The transits appear to originate from the habitable zone?
https://arxiv.org/abs/1710.01081
A 1574-day periodicity of transits orbiting KIC 8462852
Gary Sacco, Linh Ngo, Julien Modolo
(Submitted on 3 Oct 2017)
Observations of the main sequence F3 V star KIC 8462852 (also known as Boyajian’s star) revealed extreme aperiodic dips in flux up to 20% during the four years of the Kepler mission. Smaller dips (< 2%) were also observed with ground-based telescopes between May and September 2017.
We investigated possible correlation between recent dips and the major dips in the last 100 days of the Kepler mission. We compared Kepler light curve data, 2017 data from two observatories (TFN, OGG) which are part of the Las Cumbres Observatory (LCO) network and Sternberg observatory archival data, and determined that observations are consistent with a 1,572-day (4.31 year) periodicity of a transit (or group of transits) orbiting Boyajian's star within the habitable zone.
It is unknown if transits that have produced other major dips as observed during the Kepler mission (e.g. D792) share the same orbital period. Nevertheless, the proposed periodicity is a step forward in guiding future observation efforts.
Subjects: Solar and Stellar Astrophysics (astro-ph.SR); Earth and Planetary Astrophysics (astro-ph.EP)
Cite as: arXiv:1710.01081 [astro-ph.SR]
(or arXiv:1710.01081v1 [astro-ph.SR] for this version)
Submission history
From: Julien Modolo [view email]
[v1] Tue, 3 Oct 2017 11:26:58 GMT (2172kb,D)
https://arxiv.org/pdf/1710.01081.pdf
Some more arXiv.org papers on Tabby’s Star from June, August, and September, 2017 online here:
Optical Polarimetry of KIC 8462852 in May-August 2017
https://arxiv.org/abs/1709.06061
Detection of a repeated transit signature in the light curve of the enigma star KIC 8462852: a 928-day period?
https://arxiv.org/abs/1709.01732
Where Is the Flux Going? The Long-Term Photometric Variability of Boyajian’s Star
https://arxiv.org/abs/1708.07822
Extinction and the Dimming of KIC 8462852
https://arxiv.org/abs/1708.07556
KIC 8462852: Will the Trojans return in 2021?
https://arxiv.org/abs/1705.08427\
They are blaming the dips on dust. What happened to the ever popular swarm of comets and then the giant ring system from the massive planet? Where is all the dust coming from and why does it keep fluctuating so much?

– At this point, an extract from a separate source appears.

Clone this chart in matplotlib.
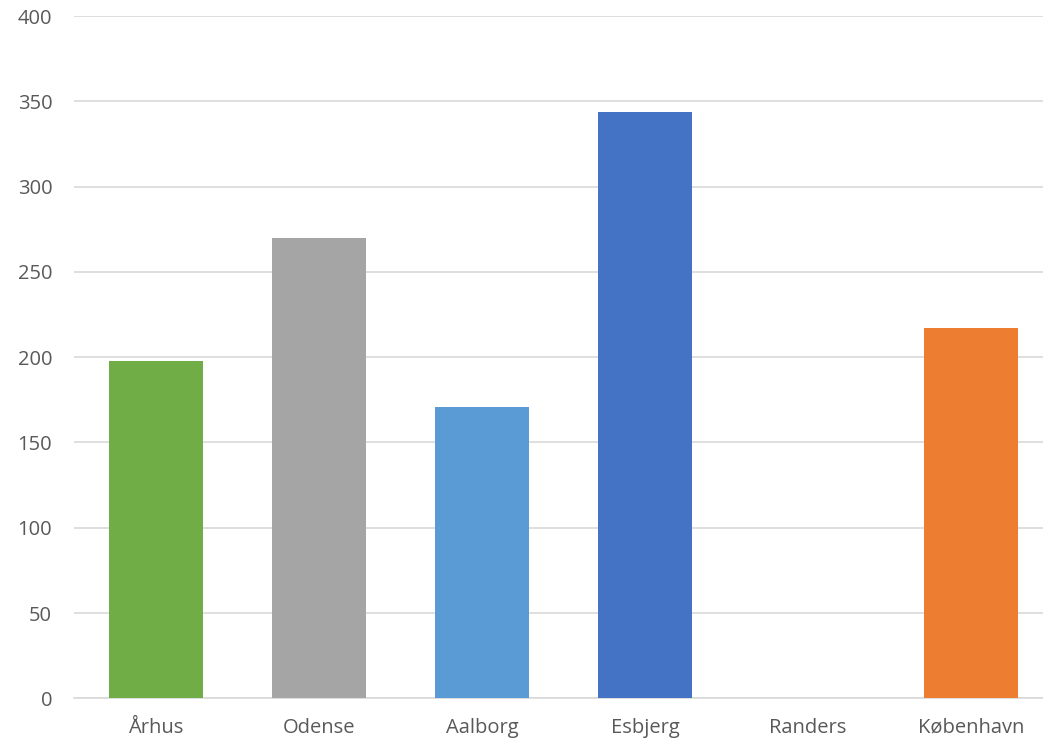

https://www.jpl.nasa.gov/news/news.php?release=2017-258
https://carnegiescience.edu/news/milky-way%E2%80%99s-%E2%80%9Cmost-mysterious-star%E2%80%9D-continues-confound
Quoting from the second article:
Last year, Simon and Ben Montet (then at Caltech, now at University of Chicago), who is also a co-author on this current study, found that from 2009 to 2012, KIC 8462852 dimmed by almost 1 percent. Its brightness then dropped by an extraordinary 2 percent over just six months, remaining at about that level for the final six months of Kepler observations.
But the research team wanted to look at KIC 8462852 over a longer period of time. So, they went back and examined about 11 years of observing data from the All Sky Automated Survey (ASAS) and about two years of more-recent data from the high-precision All-Sky Automated Survey for Supernovae (ASAS-SN).

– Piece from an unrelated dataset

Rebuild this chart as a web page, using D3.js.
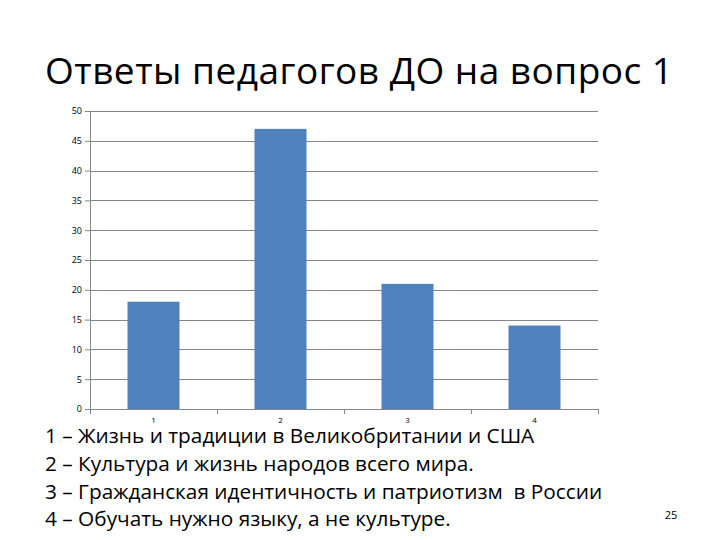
<!DOCTYPE html>
<html>
<head>
<meta charset="utf-8">
<script src="https://cdn.jsdelivr.net/npm/d3@7"></script>
<style>
  body { margin: 0; background: #fff; }
  text { font-family: "Open Sans", "Noto Sans", sans-serif; }
</style>
</head>
<body>
<div id="wrapper"></div>
<script>
const categories = ["1", "2", "3", "4"]
const values = [18, 47, 21, 14]
const yTicks = [0, 5, 10, 15, 20, 25, 30, 35, 40, 45, 50]
const title = "Ответы педагогов ДО на вопрос 1"
const legendLines = [
  "1 – Жизнь и традиции в Великобритании и США",
  "2 – Культура и жизнь народов всего мира.",
  "3 – Гражданская идентичность и патриотизм  в России",
  "4 – Обучать нужно языку, а не культуре."
]
const pageNumber = "25"

const width = 720
const height = 540
let dimensions = {
  margin: { top: 111, left: 90 },
  boundedWidth: 508,
  boundedHeight: 298,
}

const svg = d3.select("#wrapper")
  .append("svg")
    .attr("width", width)
    .attr("height", height)

svg.append("text")
  .attr("x", 45)
  .attr("y", 84)
  .attr("font-size", "37px")
  .attr("fill", "#000")
  .attr("textLength", 628)
  .attr("lengthAdjust", "spacing")
  .text(title)

const bounds = svg.append("g")
  .attr("transform", `translate(${dimensions.margin.left},${dimensions.margin.top})`)

const xScaler = d3.scaleBand()
  .domain(categories)
  .range([0, dimensions.boundedWidth])
  .paddingInner(0)
  .paddingOuter(0)

const yScaler = d3.scaleLinear()
  .domain([0, 50])
  .range([dimensions.boundedHeight, 0])

// gridlines
bounds.append("g")
  .selectAll("line")
  .data(yTicks.filter(d => d > 0))
  .join("line")
    .attr("x1", 0)
    .attr("x2", dimensions.boundedWidth)
    .attr("y1", d => Math.round(yScaler(d)) + 0.5)
    .attr("y2", d => Math.round(yScaler(d)) + 0.5)
    .attr("stroke", "#868686")

// bars
const barW = 52
bounds.append("g")
  .selectAll("rect")
  .data(values)
  .join("rect")
    .attr("x", (d, i) => xScaler(categories[i]) + (xScaler.bandwidth() - barW) / 2)
    .attr("y", d => yScaler(d))
    .attr("width", barW)
    .attr("height", d => dimensions.boundedHeight - yScaler(d))
    .attr("fill", "#4F81BD")

// y axis
const yAxisGen = d3.axisLeft(yScaler)
  .tickValues(yTicks)
  .tickSize(5)
  .tickPadding(3)
const yAxis = bounds.append("g").call(yAxisGen)
yAxis.select(".domain").attr("stroke", "#868686").attr("d", `M0.5,0V${dimensions.boundedHeight}`)
yAxis.selectAll(".tick line").attr("stroke", "#868686")
yAxis.selectAll(".tick text")
  .attr("font-size", "9px")
  .attr("font-family", "Liberation Sans, sans-serif")
  .attr("fill", "#000")

// x axis
const xAxisGen = d3.axisBottom(xScaler)
  .tickSize(0)
  .tickPadding(8)
const xAxis = bounds.append("g")
  .attr("transform", `translate(0,${dimensions.boundedHeight})`)
  .call(xAxisGen)
xAxis.select(".domain").attr("stroke", "#868686").attr("d", `M0,0.5H${dimensions.boundedWidth}`)
xAxis.selectAll(".tick text")
  .attr("font-size", "8px")
  .attr("font-family", "Liberation Sans, sans-serif")
  .attr("fill", "#000")
xAxis.append("g")
  .selectAll("line")
  .data(d3.range(categories.length + 1))
  .join("line")
    .attr("x1", i => Math.round(i * xScaler.step()) + 0.5)
    .attr("x2", i => Math.round(i * xScaler.step()) + 0.5)
    .attr("y1", 0)
    .attr("y2", 5)
    .attr("stroke", "#868686")

// legend text
svg.append("g")
  .selectAll("text")
  .data(legendLines)
  .join("text")
    .attr("x", 45)
    .attr("y", (d, i) => 443 + i * 27.8)
    .attr("font-size", "20.8px")
    .attr("fill", "#000")
    .attr("xml:space", "preserve")
    .style("white-space", "pre")
    .text(d => d)

svg.append("text")
  .attr("x", 671)
  .attr("y", 519)
  .attr("text-anchor", "middle")
  .attr("font-size", "11px")
  .attr("fill", "#000")
  .text(pageNumber)
</script>
</body>
</html>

They found that the star has continued to dim since 2015 and is now 1.5 percent fainter than it was in February of that year. What’s more, they showed that in addition to the dimming the star has experienced from 2009 to 2013 and 2015 to now, it underwent two periods of brightening.
“Up until this work, we had thought that the star’s changes in brightness were only occurring in one direction—dimming,” Simon explained. “The realization that the star sometimes gets brighter in addition to periods of dimming is incompatible with most hypotheses to explain its weird behavior.”
Funny how just a few months ago the experts and media were practically crowing that Tabby’s Star was “just” a fleet of giant comets and not advanced aliens doing something on a massive scale around that sun. Now they admit all the new evidence is making conventional explanations rather difficult to match up with the evidence. Yes, it may be dust, but dust produced from what and why so fluxuaty?
No, it may still not be due to aliens, but the more we learn the stranger things get. Fascinating, as that famous fictional ETI from television might say.
I want to add that in that first linked news article, JPL says the dust indicates it cannot be an “alien megastructure.” Do they really know what one would actually look and behave like? Would any of us crawling about on the third rock from Sol?
At least they didn’t use that worn out old artwork of those really dusty comets looking like they are about to barrel into the star.